◆ Exercise ◆
Each entry below should be reproduced character for character.

─── Dataset records ───

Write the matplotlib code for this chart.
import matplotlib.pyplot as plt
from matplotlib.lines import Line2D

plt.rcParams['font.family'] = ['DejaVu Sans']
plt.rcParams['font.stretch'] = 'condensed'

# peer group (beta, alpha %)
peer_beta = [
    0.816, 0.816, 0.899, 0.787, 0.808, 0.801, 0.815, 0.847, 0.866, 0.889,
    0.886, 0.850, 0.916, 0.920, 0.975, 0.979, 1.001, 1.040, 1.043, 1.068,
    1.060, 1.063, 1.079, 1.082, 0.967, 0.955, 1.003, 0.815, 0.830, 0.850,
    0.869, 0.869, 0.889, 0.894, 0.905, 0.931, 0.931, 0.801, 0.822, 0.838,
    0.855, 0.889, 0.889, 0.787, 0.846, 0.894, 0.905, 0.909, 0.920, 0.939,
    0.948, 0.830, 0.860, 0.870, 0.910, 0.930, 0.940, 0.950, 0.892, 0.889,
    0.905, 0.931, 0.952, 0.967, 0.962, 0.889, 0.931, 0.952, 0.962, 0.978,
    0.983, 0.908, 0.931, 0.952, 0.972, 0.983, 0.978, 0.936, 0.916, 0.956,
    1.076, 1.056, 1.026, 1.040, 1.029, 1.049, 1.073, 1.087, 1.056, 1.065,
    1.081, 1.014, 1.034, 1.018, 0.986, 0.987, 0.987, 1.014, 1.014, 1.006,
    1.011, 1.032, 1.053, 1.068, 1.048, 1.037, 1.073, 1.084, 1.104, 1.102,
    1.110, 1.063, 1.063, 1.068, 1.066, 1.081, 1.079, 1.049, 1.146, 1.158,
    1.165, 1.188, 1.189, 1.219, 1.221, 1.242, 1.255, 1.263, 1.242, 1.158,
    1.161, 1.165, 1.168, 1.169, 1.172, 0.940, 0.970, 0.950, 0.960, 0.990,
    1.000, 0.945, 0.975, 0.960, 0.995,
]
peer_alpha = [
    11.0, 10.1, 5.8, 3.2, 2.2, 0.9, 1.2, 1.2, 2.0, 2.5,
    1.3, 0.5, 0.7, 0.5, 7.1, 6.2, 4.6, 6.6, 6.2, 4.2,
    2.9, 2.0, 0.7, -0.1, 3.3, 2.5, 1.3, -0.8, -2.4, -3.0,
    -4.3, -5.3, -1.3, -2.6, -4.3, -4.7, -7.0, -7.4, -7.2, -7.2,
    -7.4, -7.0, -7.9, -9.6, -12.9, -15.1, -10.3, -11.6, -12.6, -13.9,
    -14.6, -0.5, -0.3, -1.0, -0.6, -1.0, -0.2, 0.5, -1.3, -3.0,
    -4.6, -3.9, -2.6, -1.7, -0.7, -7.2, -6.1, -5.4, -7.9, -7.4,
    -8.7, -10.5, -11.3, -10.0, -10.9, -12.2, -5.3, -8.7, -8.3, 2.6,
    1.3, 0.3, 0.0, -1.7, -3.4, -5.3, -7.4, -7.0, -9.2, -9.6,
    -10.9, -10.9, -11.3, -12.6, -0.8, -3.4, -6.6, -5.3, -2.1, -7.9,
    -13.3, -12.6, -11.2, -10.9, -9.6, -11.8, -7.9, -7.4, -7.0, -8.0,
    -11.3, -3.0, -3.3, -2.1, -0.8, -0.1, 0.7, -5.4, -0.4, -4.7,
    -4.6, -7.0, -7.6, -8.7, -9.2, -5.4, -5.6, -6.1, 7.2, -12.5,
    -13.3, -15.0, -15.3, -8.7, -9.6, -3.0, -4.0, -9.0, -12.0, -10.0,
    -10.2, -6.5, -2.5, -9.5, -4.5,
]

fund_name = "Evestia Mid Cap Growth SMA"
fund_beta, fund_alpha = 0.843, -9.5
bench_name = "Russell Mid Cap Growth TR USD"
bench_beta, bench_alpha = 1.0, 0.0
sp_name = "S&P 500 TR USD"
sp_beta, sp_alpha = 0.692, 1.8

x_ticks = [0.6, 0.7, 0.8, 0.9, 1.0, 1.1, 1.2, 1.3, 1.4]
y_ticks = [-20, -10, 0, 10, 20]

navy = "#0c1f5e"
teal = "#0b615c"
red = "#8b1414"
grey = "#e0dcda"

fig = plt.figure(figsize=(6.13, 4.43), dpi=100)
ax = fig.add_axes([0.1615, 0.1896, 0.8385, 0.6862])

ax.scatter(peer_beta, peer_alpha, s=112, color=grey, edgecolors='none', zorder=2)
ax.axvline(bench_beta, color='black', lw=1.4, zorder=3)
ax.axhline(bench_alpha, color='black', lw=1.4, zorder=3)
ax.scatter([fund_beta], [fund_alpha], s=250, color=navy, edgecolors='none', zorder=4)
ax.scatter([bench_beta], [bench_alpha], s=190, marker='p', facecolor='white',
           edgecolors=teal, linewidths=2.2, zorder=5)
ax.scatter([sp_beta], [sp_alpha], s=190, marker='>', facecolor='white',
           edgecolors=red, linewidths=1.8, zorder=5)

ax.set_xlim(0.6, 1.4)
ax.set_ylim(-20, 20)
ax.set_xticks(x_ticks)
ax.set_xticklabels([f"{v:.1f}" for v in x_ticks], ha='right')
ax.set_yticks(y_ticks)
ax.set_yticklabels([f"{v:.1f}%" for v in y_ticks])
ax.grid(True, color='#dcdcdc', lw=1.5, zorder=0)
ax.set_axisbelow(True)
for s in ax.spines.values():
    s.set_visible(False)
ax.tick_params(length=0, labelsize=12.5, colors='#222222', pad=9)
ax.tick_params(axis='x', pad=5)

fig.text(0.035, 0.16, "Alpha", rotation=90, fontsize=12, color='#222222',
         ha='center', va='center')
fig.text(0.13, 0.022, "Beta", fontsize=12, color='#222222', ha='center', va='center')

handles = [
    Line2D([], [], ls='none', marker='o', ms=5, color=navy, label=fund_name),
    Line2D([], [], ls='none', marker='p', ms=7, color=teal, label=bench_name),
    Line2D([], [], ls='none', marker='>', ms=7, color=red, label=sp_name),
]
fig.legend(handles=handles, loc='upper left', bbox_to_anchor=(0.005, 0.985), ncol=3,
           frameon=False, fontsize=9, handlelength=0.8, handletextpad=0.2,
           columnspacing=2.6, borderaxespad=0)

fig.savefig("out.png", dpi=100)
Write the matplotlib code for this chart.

───

◆ The reply ◆
Write the matplotlib code for this chart.
import matplotlib.pyplot as plt
from matplotlib.lines import Line2D

plt.rcParams['font.family'] = ['DejaVu Sans']
plt.rcParams['font.stretch'] = 'condensed'

# peer group (beta, alpha %)
peer_beta = [
    0.816, 0.816, 0.899, 0.787, 0.808, 0.801, 0.815, 0.847, 0.866, 0.889,
    0.886, 0.850, 0.916, 0.920, 0.975, 0.979, 1.001, 1.040, 1.043, 1.068,
    1.060, 1.063, 1.079, 1.082, 0.967, 0.955, 1.003, 0.815, 0.830, 0.850,
    0.869, 0.869, 0.889, 0.894, 0.905, 0.931, 0.931, 0.801, 0.822, 0.838,
    0.855, 0.889, 0.889, 0.787, 0.846, 0.894, 0.905, 0.909, 0.920, 0.939,
    0.948, 0.830, 0.860, 0.870, 0.910, 0.930, 0.940, 0.950, 0.892, 0.889,
    0.905, 0.931, 0.952, 0.967, 0.962, 0.889, 0.931, 0.952, 0.962, 0.978,
    0.983, 0.908, 0.931, 0.952, 0.972, 0.983, 0.978, 0.936, 0.916, 0.956,
    1.076, 1.056, 1.026, 1.040, 1.029, 1.049, 1.073, 1.087, 1.056, 1.065,
    1.081, 1.014, 1.034, 1.018, 0.986, 0.987, 0.987, 1.014, 1.014, 1.006,
    1.011, 1.032, 1.053, 1.068, 1.048, 1.037, 1.073, 1.084, 1.104, 1.102,
    1.110, 1.063, 1.063, 1.068, 1.066, 1.081, 1.079, 1.049, 1.146, 1.158,
    1.165, 1.188, 1.189, 1.219, 1.221, 1.242, 1.255, 1.263, 1.242, 1.158,
    1.161, 1.165, 1.168, 1.169, 1.172, 0.940, 0.970, 0.950, 0.960, 0.990,
    1.000, 0.945, 0.975, 0.960, 0.995,
]
peer_alpha = [
    11.0, 10.1, 5.8, 3.2, 2.2, 0.9, 1.2, 1.2, 2.0, 2.5,
    1.3, 0.5, 0.7, 0.5, 7.1, 6.2, 4.6, 6.6, 6.2, 4.2,
    2.9, 2.0, 0.7, -0.1, 3.3, 2.5, 1.3, -0.8, -2.4, -3.0,
    -4.3, -5.3, -1.3, -2.6, -4.3, -4.7, -7.0, -7.4, -7.2, -7.2,
    -7.4, -7.0, -7.9, -9.6, -12.9, -15.1, -10.3, -11.6, -12.6, -13.9,
    -14.6, -0.5, -0.3, -1.0, -0.6, -1.0, -0.2, 0.5, -1.3, -3.0,
    -4.6, -3.9, -2.6, -1.7, -0.7, -7.2, -6.1, -5.4, -7.9, -7.4,
    -8.7, -10.5, -11.3, -10.0, -10.9, -12.2, -5.3, -8.7, -8.3, 2.6,
    1.3, 0.3, 0.0, -1.7, -3.4, -5.3, -7.4, -7.0, -9.2, -9.6,
    -10.9, -10.9, -11.3, -12.6, -0.8, -3.4, -6.6, -5.3, -2.1, -7.9,
    -13.3, -12.6, -11.2, -10.9, -9.6, -11.8, -7.9, -7.4, -7.0, -8.0,
    -11.3, -3.0, -3.3, -2.1, -0.8, -0.1, 0.7, -5.4, -0.4, -4.7,
    -4.6, -7.0, -7.6, -8.7, -9.2, -5.4, -5.6, -6.1, 7.2, -12.5,
    -13.3, -15.0, -15.3, -8.7, -9.6, -3.0, -4.0, -9.0, -12.0, -10.0,
    -10.2, -6.5, -2.5, -9.5, -4.5,
]

fund_name = "Evestia Mid Cap Growth SMA"
fund_beta, fund_alpha = 0.843, -9.5
bench_name = "Russell Mid Cap Growth TR USD"
bench_beta, bench_alpha = 1.0, 0.0
sp_name = "S&P 500 TR USD"
sp_beta, sp_alpha = 0.692, 1.8

x_ticks = [0.6, 0.7, 0.8, 0.9, 1.0, 1.1, 1.2, 1.3, 1.4]
y_ticks = [-20, -10, 0, 10, 20]

navy = "#0c1f5e"
teal = "#0b615c"
red = "#8b1414"
grey = "#e0dcda"

fig = plt.figure(figsize=(6.13, 4.43), dpi=100)
ax = fig.add_axes([0.1615, 0.1896, 0.8385, 0.6862])

ax.scatter(peer_beta, peer_alpha, s=112, color=grey, edgecolors='none', zorder=2)
ax.axvline(bench_beta, color='black', lw=1.4, zorder=3)
ax.axhline(bench_alpha, color='black', lw=1.4, zorder=3)
ax.scatter([fund_beta], [fund_alpha], s=250, color=navy, edgecolors='none', zorder=4)
ax.scatter([bench_beta], [bench_alpha], s=190, marker='p', facecolor='white',
           edgecolors=teal, linewidths=2.2, zorder=5)
ax.scatter([sp_beta], [sp_alpha], s=190, marker='>', facecolor='white',
           edgecolors=red, linewidths=1.8, zorder=5)

ax.set_xlim(0.6, 1.4)
ax.set_ylim(-20, 20)
ax.set_xticks(x_ticks)
ax.set_xticklabels([f"{v:.1f}" for v in x_ticks], ha='right')
ax.set_yticks(y_ticks)
ax.set_yticklabels([f"{v:.1f}%" for v in y_ticks])
ax.grid(True, color='#dcdcdc', lw=1.5, zorder=0)
ax.set_axisbelow(True)
for s in ax.spines.values():
    s.set_visible(False)
ax.tick_params(length=0, labelsize=12.5, colors='#222222', pad=9)
ax.tick_params(axis='x', pad=5)

fig.text(0.035, 0.16, "Alpha", rotation=90, fontsize=12, color='#222222',
         ha='center', va='center')
fig.text(0.13, 0.022, "Beta", fontsize=12, color='#222222', ha='center', va='center')

handles = [
    Line2D([], [], ls='none', marker='o', ms=5, color=navy, label=fund_name),
    Line2D([], [], ls='none', marker='p', ms=7, color=teal, label=bench_name),
    Line2D([], [], ls='none', marker='>', ms=7, color=red, label=sp_name),
]
fig.legend(handles=handles, loc='upper left', bbox_to_anchor=(0.005, 0.985), ncol=3,
           frameon=False, fontsize=9, handlelength=0.8, handletextpad=0.2,
           columnspacing=2.6, borderaxespad=0)

fig.savefig("out.png", dpi=100)
Write the matplotlib code for this chart.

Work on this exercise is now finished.